Участковый милиционер был в жизни двора ключевой личностью. Его уважали, боялись и от мала до велика знали по имени-отчеству. Он олицетворял власть и как правило неплохо справлялся со своими обязанностями. На его суд тащили всевозможные бытовые дрязги, не доводя их, таким образом, до суда настоящего. Пользуясь современным уголовным жаргоном, можно сказать, что участковый разводил жильцов, не давая им окончательно пересобачиться. Перед майскими и ноябрьскими праздниками он инспектировал свои владения, подмечая на карандаш тех, кто не помыл окна.

Окна в старых домах были узкими и высокими, что диктовалось требованиями прочности наружных стен. Небольшие стекла были вставлены в сложные деревянные переплеты. Верхние части рам обычно не открывались. Чтобы их вымыть снаружи, человек обвязывался веревкой и, словно альпинист, висел над пропастью. Некоторые срывались со скользкого наклонного карниза и гибли.

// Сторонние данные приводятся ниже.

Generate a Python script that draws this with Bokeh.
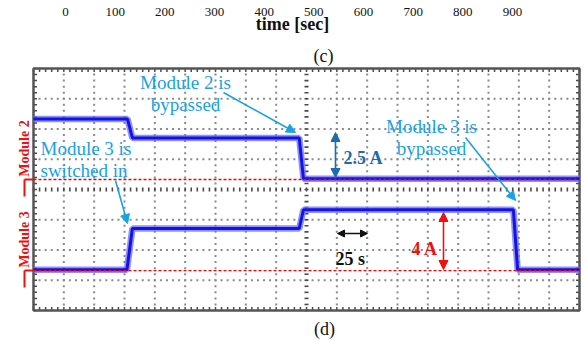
import numpy as np
from bokeh.plotting import figure
from bokeh.models import Range1d, Label, Arrow, NormalHead
from bokeh.core.properties import value
from bokeh.embed import file_html
from bokeh.resources import INLINE

# ---------------- data ----------------
# oscilloscope settings
sec_per_div = 25          # 25 s / div
amp_per_div = 2           # 2 A / div
n_div_x = 18
n_div_y = 8
minor_per_div = 5

# channel zero levels (divisions from bottom of screen)
m2_zero_div = 4.33
m3_zero_div = 1.32

# Module 2 current trace (time s, current A)
m2_time = [0, 77.5, 81.5, 219.0, 222.5, 450]
m2_amp = [4.0, 4.0, 2.75, 2.75, 0.05, 0.05]

# Module 3 current trace (time s, current A)
m3_time = [0, 77.0, 81.5, 219.0, 222.5, 395.5, 399.0, 450]
m3_amp = [0.05, 0.05, 2.78, 2.78, 4.02, 4.02, 0.05, 0.05]

# tick labels of panel (c)
c_ticks = [0, 100, 200, 300, 400, 500, 600, 700, 800, 900]
c_labels = [str(v) for v in c_ticks]

# ---------------- layout helpers ----------------
W, H = 586, 341
PX_L, PX_R, PX_T, PX_B = 33, 579, 68, 310
T_SPAN = n_div_x * sec_per_div
sx = (PX_R - PX_L) / T_SPAN
sy = (PX_B - PX_T) / n_div_y


def X(px):
    return (px - PX_L) / sx


def Y(py):
    return (PX_B - py) / sy


p = figure(width=W, height=H, output_backend="svg", toolbar_location=None,
           x_range=Range1d(X(0), X(W)), y_range=Range1d(Y(H), Y(0)),
           x_axis_location=None, y_axis_location=None, min_border=0)
p.grid.visible = False
p.outline_line_color = None
p.background_fill_color = "white"
p.border_fill_color = "white"

# extra range for panel (c) tick labels: 0 at px 65, 100 per 49.67 px
c_sx = 49.67 / 100
p.extra_x_ranges = {"c": Range1d(-65 / c_sx, (W - 65) / c_sx)}

FONT = "Liberation Serif"

# ---------------- scope grid ----------------
minor_t = np.arange(0, T_SPAN + 0.01, sec_per_div / minor_per_div)
minor_y = np.arange(0, n_div_y + 0.001, 1 / minor_per_div)
grid_t = [i * sec_per_div for i in range(1, n_div_x) if i != n_div_x // 2]
grid_y = [j for j in range(1, n_div_y) if j != n_div_y // 2]

dx, dy = [], []
for t in grid_t:
    for yv in minor_y[1:-1]:
        dx.append(t)
        dy.append(yv)
for yv in grid_y:
    for t in minor_t[1:-1]:
        dx.append(t)
        dy.append(yv)
p.scatter(dx, dy, marker="square", size=2, color="#8a8a8a", line_color=None)

tick_col = "#4a4a4a"
# center axes ticks
ct = T_SPAN / 2
cy = n_div_y / 2
hw = 2 / sx
hh = 2 / sy
p.segment(x0=[ct - hw] * len(minor_y), x1=[ct + hw] * len(minor_y), y0=minor_y, y1=minor_y,
          line_color=tick_col, line_width=1.6)
p.segment(x0=minor_t, x1=minor_t, y0=[cy - hh] * len(minor_t), y1=[cy + hh] * len(minor_t),
          line_color=tick_col, line_width=1.6)
# border ticks
bl = 3.5 / sy
bw = 3.5 / sx
p.segment(x0=minor_t, x1=minor_t, y0=[n_div_y] * len(minor_t), y1=[n_div_y - bl] * len(minor_t),
          line_color=tick_col, line_width=1.5)
p.segment(x0=minor_t, x1=minor_t, y0=[0] * len(minor_t), y1=[bl] * len(minor_t),
          line_color=tick_col, line_width=1.5)
p.segment(x0=[0] * len(minor_y), x1=[bw] * len(minor_y), y0=minor_y, y1=minor_y,
          line_color=tick_col, line_width=1.5)
p.segment(x0=[T_SPAN] * len(minor_y), x1=[T_SPAN - bw] * len(minor_y), y0=minor_y, y1=minor_y,
          line_color=tick_col, line_width=1.5)
# frame
p.quad(left=[0], right=[T_SPAN], bottom=[0], top=[n_div_y], fill_color=None,
       line_color="#555555", line_width=2.5)

# ---------------- traces ----------------
m2_y = [m2_zero_div + a / amp_per_div for a in m2_amp]
m3_y = [m3_zero_div + a / amp_per_div for a in m3_amp]
for ty, yy in ((m2_time, m2_y), (m3_time, m3_y)):
    p.line(ty, yy, line_color="#6b6bff", line_width=6.5, line_alpha=0.75)
    p.line(ty, yy, line_color="#1414e0", line_width=3)

# zero reference lines
for z in (m2_zero_div, m3_zero_div):
    p.line([0, T_SPAN], [z, z], line_color="#ff0000", line_width=1.3, line_dash="3 2")

# red channel brackets
for z in (m2_zero_div, m3_zero_div):
    p.line([X(24), 0], [z, z], line_color="#ee1111", line_width=2)
    p.line([X(24), X(24)], [z, z - 17 / sy], line_color="#ee1111", line_width=2)

# ---------------- annotations ----------------
CYAN = "#18a2e2"
ann = 19


def lab(px, py, text, color, size, align="left", bold=False, angle=0):
    p.add_layout(Label(x=X(px), y=Y(py), text=text, text_color=color,
                       text_font=FONT, text_font_size=f"{size}px",
                       text_align=align, text_baseline="middle", angle=angle,
                       text_font_style="bold" if bold else "normal"))


lab(185, 82, "Module 2 is", CYAN, ann, "center")
lab(185, 104, "bypassed", CYAN, ann, "center")
lab(40, 148, "Module 3 is", CYAN, ann)
lab(40, 170, "switched in", CYAN, ann)
lab(431, 126, "Module 3 is", CYAN, ann, "center")
lab(431, 148, "bypassed", CYAN, ann, "center")

lab(343, 157, "2.5 A", "#1a6db0", 18, bold=True)
lab(411, 248, "4 A", "#ee1111", 18, bold=True)
lab(335, 258, "25 s", "#111111", 18, bold=True)

lab(24, 148, "Module 2", "#ee1111", 14, "center", bold=True, angle=np.pi / 2)
lab(24, 239, "Module 3", "#ee1111", 14, "center", bold=True, angle=np.pi / 2)

lab(324, 328, "(d)", "#111111", 18, "center")
lab(323, 55, "(c)", "#111111", 18, "center")
lab(292, 23, "time [sec]", "#111111", 18, "center", bold=True)

p.text(x=c_ticks, y=[Y(11)] * len(c_ticks), text=c_labels, x_range_name="c",
       text_font=value(FONT), text_font_size="13px", text_align="center",
       text_baseline="alphabetic", text_color="#111111")


def arrow(x0, y0, x1, y1, color, both=False, size=9):
    kw = dict(end=NormalHead(size=size, fill_color=color, line_color=color))
    if both:
        kw["start"] = NormalHead(size=size, fill_color=color, line_color=color)
    else:
        kw["start"] = None
    p.add_layout(Arrow(x_start=X(x0), y_start=Y(y0), x_end=X(x1), y_end=Y(y1),
                       line_color=color, line_width=1.6, **kw))


arrow(223, 92, 295, 132, CYAN)
arrow(115, 180, 127, 223, CYAN)
arrow(465, 137, 515, 200, CYAN)
arrow(335, 132, 335, 177, "#1a6db0", both=True)
arrow(443, 212, 443, 269, "#ee1111", both=True)
arrow(337, 233, 367, 233, "#111111", both=True, size=7)

open("out.html", "w").write(file_html(p, INLINE))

До самой войны по дворам бродили старьевщики, чаще всего пожилые татары, бородатые и грязные, с огромными заплатанными мешками. Их громкие крики "Старьем берем!" привлекали домохозяек, которые сносили вниз ненужную ветошь и получали за нее копейки. Другие, самые нуждающиеся, подолгу копались в мешках, выбирая себе за чуть более высокую плату еще пригодное к делу тряпье. Шарманщиков к тому времени уже не осталось. Но даже я застал мужиков, таскавшихся по подъездам с огромной точильной рамой на плече. Им выносили ножи и особенно ножницы, которые по неумелости скорее испортишь, чем наточишь. На всех углах действовали маленькие и дешевые китайские прачечные. Однако китайцы чем-то не угодили Сталину и в несколько дней были поголовно высланы из города.